Hundreds of thousands of older state pensioners across the UK are set to receive a smaller income increase than their younger counterparts, despite a significant Triple Lock boost scheduled for April 2026.
The Triple Lock Divide
While the Department for Work and Pensions (DWP) has confirmed a substantial £575 annual increase for many, a generational split means those on the older, basic state pension will get considerably less. The increase is driven by the Triple Lock mechanism, which dictates that the state pension rises each April by the highest of three figures: the previous September's inflation rate, annual earnings growth, or 2.5 per cent.
With earnings growth confirmed at 4.8 per cent—higher than September's inflation—this is the figure that will be used for the 2026 uplift. The government has committed to upholding the Triple Lock until at least 2029, with the final figure to be confirmed in next month's Budget.

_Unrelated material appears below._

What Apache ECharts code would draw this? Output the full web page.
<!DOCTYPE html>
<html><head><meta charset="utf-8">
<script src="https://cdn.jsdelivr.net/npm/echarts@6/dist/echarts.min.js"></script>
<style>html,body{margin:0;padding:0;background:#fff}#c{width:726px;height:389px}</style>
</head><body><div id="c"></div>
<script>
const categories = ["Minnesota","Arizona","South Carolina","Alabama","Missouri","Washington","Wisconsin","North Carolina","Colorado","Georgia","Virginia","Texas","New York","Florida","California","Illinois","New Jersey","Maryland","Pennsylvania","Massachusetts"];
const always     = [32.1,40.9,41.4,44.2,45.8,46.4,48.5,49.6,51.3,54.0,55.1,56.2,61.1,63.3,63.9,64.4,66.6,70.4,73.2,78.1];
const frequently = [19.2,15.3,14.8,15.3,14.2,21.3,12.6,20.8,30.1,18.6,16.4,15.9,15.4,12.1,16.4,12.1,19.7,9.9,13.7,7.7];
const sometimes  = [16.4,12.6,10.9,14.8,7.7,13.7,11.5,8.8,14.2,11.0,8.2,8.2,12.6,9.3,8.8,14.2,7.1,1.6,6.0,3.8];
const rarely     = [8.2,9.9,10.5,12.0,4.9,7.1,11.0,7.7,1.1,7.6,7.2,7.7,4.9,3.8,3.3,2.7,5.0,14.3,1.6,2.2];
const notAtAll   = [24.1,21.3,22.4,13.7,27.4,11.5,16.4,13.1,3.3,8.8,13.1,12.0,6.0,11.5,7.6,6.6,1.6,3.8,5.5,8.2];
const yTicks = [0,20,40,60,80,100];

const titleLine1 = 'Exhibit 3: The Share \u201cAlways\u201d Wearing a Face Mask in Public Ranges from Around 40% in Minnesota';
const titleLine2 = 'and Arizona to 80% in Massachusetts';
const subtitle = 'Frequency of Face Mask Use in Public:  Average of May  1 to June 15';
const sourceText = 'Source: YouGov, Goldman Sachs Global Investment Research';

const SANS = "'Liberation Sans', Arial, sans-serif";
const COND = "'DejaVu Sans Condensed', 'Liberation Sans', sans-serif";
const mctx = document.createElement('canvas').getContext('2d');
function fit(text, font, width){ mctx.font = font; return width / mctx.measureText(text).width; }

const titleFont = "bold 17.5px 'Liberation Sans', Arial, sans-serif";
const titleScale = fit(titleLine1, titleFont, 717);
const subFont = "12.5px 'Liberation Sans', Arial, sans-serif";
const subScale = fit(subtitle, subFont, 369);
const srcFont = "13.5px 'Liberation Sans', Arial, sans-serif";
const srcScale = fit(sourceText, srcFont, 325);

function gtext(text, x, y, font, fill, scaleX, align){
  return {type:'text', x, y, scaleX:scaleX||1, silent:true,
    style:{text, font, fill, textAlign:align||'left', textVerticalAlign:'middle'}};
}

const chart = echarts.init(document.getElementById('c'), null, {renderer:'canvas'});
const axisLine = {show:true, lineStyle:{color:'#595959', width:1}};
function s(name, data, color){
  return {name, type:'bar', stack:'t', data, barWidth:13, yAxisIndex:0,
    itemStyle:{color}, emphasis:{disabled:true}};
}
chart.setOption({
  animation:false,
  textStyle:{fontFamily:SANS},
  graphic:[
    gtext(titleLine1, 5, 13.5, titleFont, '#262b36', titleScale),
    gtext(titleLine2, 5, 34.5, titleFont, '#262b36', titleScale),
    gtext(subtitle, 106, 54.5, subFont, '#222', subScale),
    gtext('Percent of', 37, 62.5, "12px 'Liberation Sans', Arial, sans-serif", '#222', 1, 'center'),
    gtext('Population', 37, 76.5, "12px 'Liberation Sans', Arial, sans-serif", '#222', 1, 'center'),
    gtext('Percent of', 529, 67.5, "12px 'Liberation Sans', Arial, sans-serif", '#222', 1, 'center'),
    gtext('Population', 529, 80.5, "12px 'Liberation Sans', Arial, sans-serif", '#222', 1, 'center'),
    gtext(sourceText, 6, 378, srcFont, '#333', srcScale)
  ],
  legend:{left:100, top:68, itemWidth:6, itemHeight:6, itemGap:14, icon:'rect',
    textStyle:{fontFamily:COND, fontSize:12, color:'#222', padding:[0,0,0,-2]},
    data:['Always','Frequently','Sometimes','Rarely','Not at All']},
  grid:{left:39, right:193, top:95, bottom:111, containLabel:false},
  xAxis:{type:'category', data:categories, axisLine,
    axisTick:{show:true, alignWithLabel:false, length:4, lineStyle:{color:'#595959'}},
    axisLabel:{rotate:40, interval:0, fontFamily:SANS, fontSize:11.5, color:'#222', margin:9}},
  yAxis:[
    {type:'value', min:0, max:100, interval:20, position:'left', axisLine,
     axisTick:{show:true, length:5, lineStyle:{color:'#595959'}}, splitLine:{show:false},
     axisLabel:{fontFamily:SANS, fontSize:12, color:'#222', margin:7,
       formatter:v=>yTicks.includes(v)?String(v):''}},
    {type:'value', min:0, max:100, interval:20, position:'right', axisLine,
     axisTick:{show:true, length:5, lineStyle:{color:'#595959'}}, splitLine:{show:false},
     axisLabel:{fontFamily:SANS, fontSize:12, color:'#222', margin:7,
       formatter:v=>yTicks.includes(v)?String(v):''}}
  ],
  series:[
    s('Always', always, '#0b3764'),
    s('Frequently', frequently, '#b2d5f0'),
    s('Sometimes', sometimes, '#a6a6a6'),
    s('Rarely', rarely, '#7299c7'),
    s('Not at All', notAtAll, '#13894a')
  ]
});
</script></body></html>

Who Misses Out and By How Much?
The key differentiator is which state pension scheme a retiree is on. Pensioners born before 1951 (men) or 1953 (women) typically receive the basic state pension. Their weekly payment will rise from £176.45 to £184.90.
This amounts to an extra £439.40 per year. While an increase, it is £136 less than the £575 boost that those on the full new state pension will enjoy. This disparity highlights the two-tier system affecting Britain's retirees.
The Looming Tax Trap for Pensioners
Experts are warning that the steady rise of the state pension is creating a new problem for retirees: an unexpected tax bill. Adam Cole, a retirement specialist at Quilter, explained the coming issue.
“With the personal allowance frozen until at least 2028, we’re approaching the point where even those receiving only the full new state pension could become liable for income tax,” he said.
He further cautioned that by April 2027, continued uplifts could mean many pensioners start receiving tax payment requests, a process that will be unfamiliar and surprising to those who have never dealt with it before.
Rachel Vahey, head of public policy at AJ Bell, echoed these concerns, noting that next April's rise will push the state pension above £12,000 for the first time, bringing it alarmingly close to the frozen personal allowance of £12,570.
“This poses a significant conundrum for Rachel Reeves and the Treasury,” Vahey stated. “If, as is expected, the triple lock sees the state pension increase above the personal allowance in April 2027, the Government is finally forced to address the question of how much the state pension should really offer, at what age, and how it can increase payments sustainably each year.”
While the Pensions Minister has ruled out scrapping the Triple Lock, the converging figures of the state pension and the personal tax threshold are set to become a central financial and political challenge for the UK government.